Kayaking Fordyce Lake
The road to Fordyce Lake is gravel and loose dirt, requiring 4 wheel drive, but the final descent to the lake made clearance an issue as well. With the swaybar disconnected, the Jeep rocked back and forth to the point where I worried the kayaks, mounted on our roof rack, would go flying right off.
There are many sites near the water but the area is popular so arrive early for the best spots.
As we sat around eating breakfast Sharon jumped up screaming, “That’s a bear!” “Where, I don’t see it?” “That big lump of fur moving towards us down that hill!” It was in fact a bear. He paused to look at us for a while; long enough for me to grab the camera and snap a few pictures. Then he moved on. I think he may have wanted to go to the lake, but we blocked his way.

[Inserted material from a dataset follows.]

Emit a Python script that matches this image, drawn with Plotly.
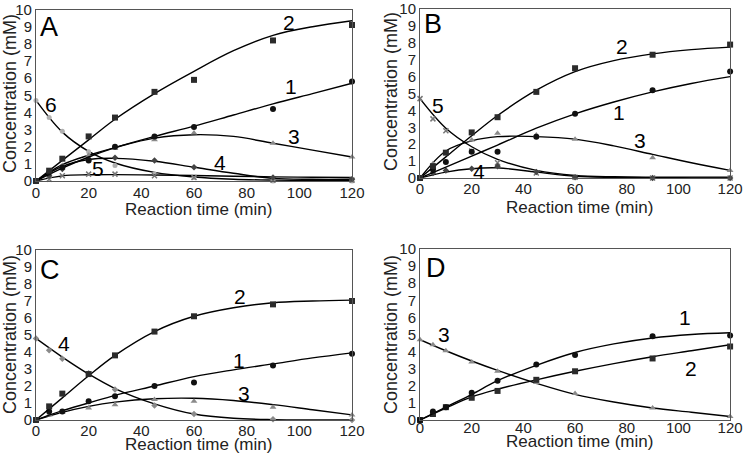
import plotly.graph_objects as go

# Time points of the measurements (min)
t = [0, 5, 10, 20, 30, 45, 60, 90, 120]
tc = [0, 10, 20, 30, 45, 60, 75, 90, 105, 120]

# Panel A
a1 = [0, 0.5, 0.8, 1.2, 2.0, 2.6, 3.15, 4.2, 5.8]
a1_fit = [0, 0.75, 1.4, 1.95, 2.6, 3.2, 3.85, 4.5, 5.1, 5.7]
a2 = [0, 0.6, 1.3, 2.6, 3.7, 5.2, 5.9, 8.2, 9.1]
a2_fit = [0, 1.2, 2.4, 3.6, 5.1, 6.4, 7.6, 8.5, 9.0, 9.35]
a3 = [0, 0.5, 0.9, 1.5, 1.9, 2.4, 2.8, 2.2, 1.4]
a3_fit = [0, 0.95, 1.5, 1.95, 2.5, 2.7, 2.6, 2.2, 1.8, 1.4]
a4 = [0, 0.3, 0.7, 1.3, 1.35, 1.2, 0.8, 0.2, 0.1]
a4_fit = [0, 0.85, 1.25, 1.32, 1.15, 0.8, 0.45, 0.15, 0.1, 0.1]
a5 = [0, 0.1, 0.3, 0.4, 0.4, 0.3, 0.2, 0.05, 0.05]
a5_fit = [0, 0.3, 0.36, 0.37, 0.35, 0.32, 0.28, 0.24, 0.22, 0.2]
a6 = [4.7, 3.7, 2.9, 1.7, 0.9, 0.4, 0.2, 0.0, 0.0]
a6_fit = [4.7, 2.85, 1.73, 1.05, 0.5, 0.23, 0.1, 0.05, 0.03, 0.02]

# Panel B
b1 = [0, 0.5, 0.95, 1.55, 1.55, 2.45, 3.8, 5.2, 6.3]
b1_fit = [0, 0.65, 1.3, 1.95, 2.95, 3.8, 4.5, 5.1, 5.6, 6.0]
b2 = [0, 0.7, 1.5, 2.7, 3.6, 5.1, 6.5, 7.3, 7.9]
b2_fit = [0, 1.25, 2.5, 3.7, 5.2, 6.3, 6.95, 7.35, 7.6, 7.75]
b3 = [0, 0.85, 1.5, 2.25, 2.65, 2.55, 2.3, 1.2, 0.45]
b3_fit = [0, 1.6, 2.2, 2.45, 2.45, 2.3, 1.9, 1.4, 0.9, 0.45]
b4 = [0, 0.3, 0.45, 0.55, 0.7, 0.35, 0.05, 0.0, 0.0]
b4_fit = [0, 0.35, 0.55, 0.6, 0.35, 0.1, 0.04, 0.02, 0.01, 0.0]
b5 = [4.7, 3.5, 2.8, 1.6, 0.9, 0.3, 0.05, 0.0, 0.0]
b5_fit = [4.7, 2.95, 1.85, 1.1, 0.45, 0.15, 0.07, 0.05, 0.05, 0.05]

# Panel C
c1 = [0, 0.5, 0.5, 1.1, 1.4, 2.0, 2.2, 3.2, 3.9]
c1_fit = [0, 0.55, 1.0, 1.45, 2.0, 2.55, 2.95, 3.3, 3.65, 3.95]
c2 = [0, 0.8, 1.55, 2.7, 3.8, 5.2, 6.1, 6.8, 7.0]
c2_fit = [0, 1.3, 2.6, 3.8, 5.2, 6.1, 6.6, 6.9, 7.0, 7.05]
c3 = [0, 0.3, 0.45, 0.7, 0.9, 1.2, 1.1, 0.75, 0.3]
c3_fit = [0, 0.45, 0.8, 1.05, 1.25, 1.28, 1.15, 0.9, 0.6, 0.3]
c4 = [4.8, 4.1, 3.6, 2.75, 1.8, 0.85, 0.35, 0.05, 0.0]
c4_fit = [4.8, 3.7, 2.7, 1.85, 0.95, 0.35, 0.1, 0.02, 0.0, 0.0]

# Panel D
d1 = [0, 0.5, 0.75, 1.6, 2.3, 3.25, 3.8, 4.9, 4.95]
d1_fit = [0, 0.75, 1.5, 2.3, 3.2, 3.95, 4.45, 4.8, 5.0, 5.1]
d2 = [0, 0.35, 0.75, 1.3, 1.7, 2.35, 2.85, 3.6, 4.3]
d2_fit = [0, 0.7, 1.35, 1.8, 2.35, 2.85, 3.3, 3.7, 4.05, 4.4]
d3 = [4.7, 4.4, 4.05, 3.4, 2.85, 2.2, 1.55, 0.7, 0.2]
d3_fit = [4.7, 4.05, 3.45, 2.9, 2.15, 1.5, 1.05, 0.7, 0.45, 0.2]

# Marker styles
SQ = dict(symbol='square', size=6, color='#2b2b2b')
CI = dict(symbol='circle', size=6, color='#111111')
TR = dict(symbol='triangle-up', size=6, color='#8a8a8a')
DI = dict(symbol='diamond', size=5, color='#444444')
XX = dict(symbol='x-thin', size=5, color='#777777', line=dict(width=1.5, color='#777777'))
LG = dict(symbol='circle', size=5, color='#b0b0b0')
GD = dict(symbol='diamond', size=5, color='#8a8a8a')

FONT = 'Liberation Sans, Arial, sans-serif'
NARROW = 'Liberation Sans Narrow, Arial Narrow, Liberation Sans, sans-serif'

fig = go.Figure()


def ax(k, name):
    return name if k == 1 else '%s%d' % (name, k)


def add_series(k, y, y_fit, marker):
    """Fitted curve + measured points in subplot k"""
    fig.add_trace(go.Scatter(x=tc, y=y_fit, mode='lines', line_shape='spline',
                             line=dict(color='black', width=1.4),
                             xaxis=ax(k, 'x'), yaxis=ax(k, 'y'), showlegend=False, hoverinfo='skip'))
    fig.add_trace(go.Scatter(x=t, y=y, mode='markers', marker=marker,
                             xaxis=ax(k, 'x'), yaxis=ax(k, 'y'), showlegend=False, cliponaxis=False))


panels = [
    (1, [(a6, a6_fit, LG), (a5, a5_fit, XX), (a4, a4_fit, DI), (a3, a3_fit, TR),
         (a1, a1_fit, CI), (a2, a2_fit, SQ)]),
    (2, [(b5, b5_fit, XX), (b4, b4_fit, DI), (b3, b3_fit, TR),
         (b1, b1_fit, CI), (b2, b2_fit, SQ)]),
    (3, [(c4, c4_fit, GD), (c3, c3_fit, TR), (c1, c1_fit, CI), (c2, c2_fit, SQ)]),
    (4, [(d3, d3_fit, TR), (d2, d2_fit, SQ), (d1, d1_fit, CI)]),
]
for k, series in panels:
    for y, y_fit, m in series:
        add_series(k, y, y_fit, m)

# Panel letters and curve numbers: (panel, x, y, text, size)
labels = [
    (1, 5, 9.0, 'A', 27), (2, 5.2, 9.1, 'B', 27), (3, 5.4, 8.8, 'C', 27), (4, 6, 8.9, 'D', 27),
    (1, 96, 9.25, '2', 21), (1, 97, 5.5, '1', 21), (1, 98, 2.6, '3', 21),
    (1, 70, 1.1, '4', 21), (1, 23.5, 0.7, '5', 21), (1, 5.8, 4.45, '6', 21),
    (2, 78, 7.8, '2', 21), (2, 77, 3.85, '1', 21), (2, 85, 2.25, '3', 21),
    (2, 23, 0.4, '4', 21), (2, 6.8, 4.3, '5', 21),
    (3, 77.5, 7.25, '2', 21), (3, 77, 3.5, '1', 21), (3, 79, 1.55, '3', 21), (3, 10.5, 4.5, '4', 21),
    (4, 102.7, 6.0, '1', 21), (4, 105, 3.0, '2', 21), (4, 9.3, 5.0, '3', 21),
]
for k, x, y, txt, size in labels:
    fig.add_annotation(x=x, y=y, text=txt, showarrow=False,
                       xref=ax(k, 'x'), yref=ax(k, 'y'), xanchor='center', yanchor='middle',
                       font=dict(family=FONT if size > 21 else NARROW, size=size, color='black'))

xdom = {1: [0.0483, 0.4725], 2: [0.5638, 0.98], 3: [0.0483, 0.4725], 4: [0.5638, 0.98]}
ydom = {1: [0.604, 0.979], 2: [0.6105, 0.98], 3: [0.081, 0.453], 4: [0.081, 0.455]}
# shift of the x tick labels towards the axis (px)
tick_shift = {1: -2, 2: -3, 3: -3, 4: -6}

# Axis title positions in pixels: (x title centre x, y) and (y title centre x, y)
xtitle_px = {1: (198, 210), 2: (579, 207), 3: (198, 444), 4: (579, 441)}
ytitle_px = {1: (10, 94), 2: (391, 92), 3: (10, 335), 4: (391, 335)}

W, H = 745, 457
layout = dict(width=W, height=H, margin=dict(l=0, r=0, t=0, b=0),
              plot_bgcolor='white', paper_bgcolor='white',
              font=dict(family=FONT, color='#222222'))
for k in range(1, 5):
    sx = '' if k == 1 else str(k)
    layout['xaxis' + sx] = dict(
        domain=xdom[k], range=[0, 120], tickvals=[0, 20, 40, 60, 80, 100, 120],
        anchor='y' + sx, showline=True, mirror=True, linecolor='#555555', linewidth=1,
        showgrid=False, zeroline=False, ticks='', tickfont=dict(size=15), automargin=False,
        ticklabelstandoff=tick_shift[k], ticklabeloverflow='allow')
    layout['yaxis' + sx] = dict(
        domain=ydom[k], range=[0, 10], dtick=1,
        anchor='x' + sx, showline=True, mirror=True, linecolor='#555555', linewidth=1,
        showgrid=False, zeroline=False, ticks='', tickfont=dict(size=15), automargin=False,
        ticklabeloverflow='allow')
fig.update_layout(**layout)

for k in range(1, 5):
    px, py = xtitle_px[k]
    fig.add_annotation(x=px / W, y=1 - py / H, xref='paper', yref='paper', showarrow=False,
                       xanchor='center', yanchor='middle',
                       text='Reaction time (min)', font=dict(size=17, color='#222222'))
    px, py = ytitle_px[k]
    fig.add_annotation(x=px / W, y=1 - py / H, xref='paper', yref='paper', showarrow=False,
                       xanchor='center', yanchor='middle',
                       text='Concentration (mM)', textangle=-90,
                       font=dict(size=18, color='#222222'))

# page body has an 8px default margin, remove it so the figure fills the window
fig.write_html('out.html', config={'displayModeBar': False},
               post_script="document.body.style.margin='0';")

The lake is not that large so half a day is enough time to circumnavigate. However, pulling ashore as various spot will let you explore cross-country.
The level of the lake (it’s really a reservoir) was rather low and the lake itself is no more than 3 miles in length. Smoke from the nearby fire poured into the area and limited the visibility somewhat. The trip lasted about 5 hours during which time we casually paddled no more than 7 or 8 miles.
Where the road ends, the dam starts; we walked across saying goodbye to the lake and admiring the jet of water draining at the bottom of the other side.
Hiking Signal Peak
Off to summit Signal Peak. The trail, a Jeep road, starts about 1.5 miles from the start of Fordyce Lake Road and climbs a steep 1800+ feet over 2+ miles. The first mile is covered in forest and rather pleasant. The remainder is exposed and we could feel the heat of the day. We were rather disappointed as the smoke of a nearby fire obscured the magnificent views which I’m sure this hike affords otherwise.
Just before mile 2, stands an abandoned lookout station. The two rooms are open for exploration and covered in graffiti.
Signal Peak lies maybe a quarter mile past the lookout and is covered in radio installations. From there you can go cross-country across the saddle and stand on Red Mountain’s other peak (my topo refers to this as Red Mountain Peak).
Camping by Fordyce Lake will not afford you solitude due to the rather heavy off-road traffic. We shared the trail up to Signal Peak with dirt-bikes (though doable I don’t recommend taking your truck unless you really know what you’re doing). However, the area was quite pretty and we had the lake to ourselves while kayaking.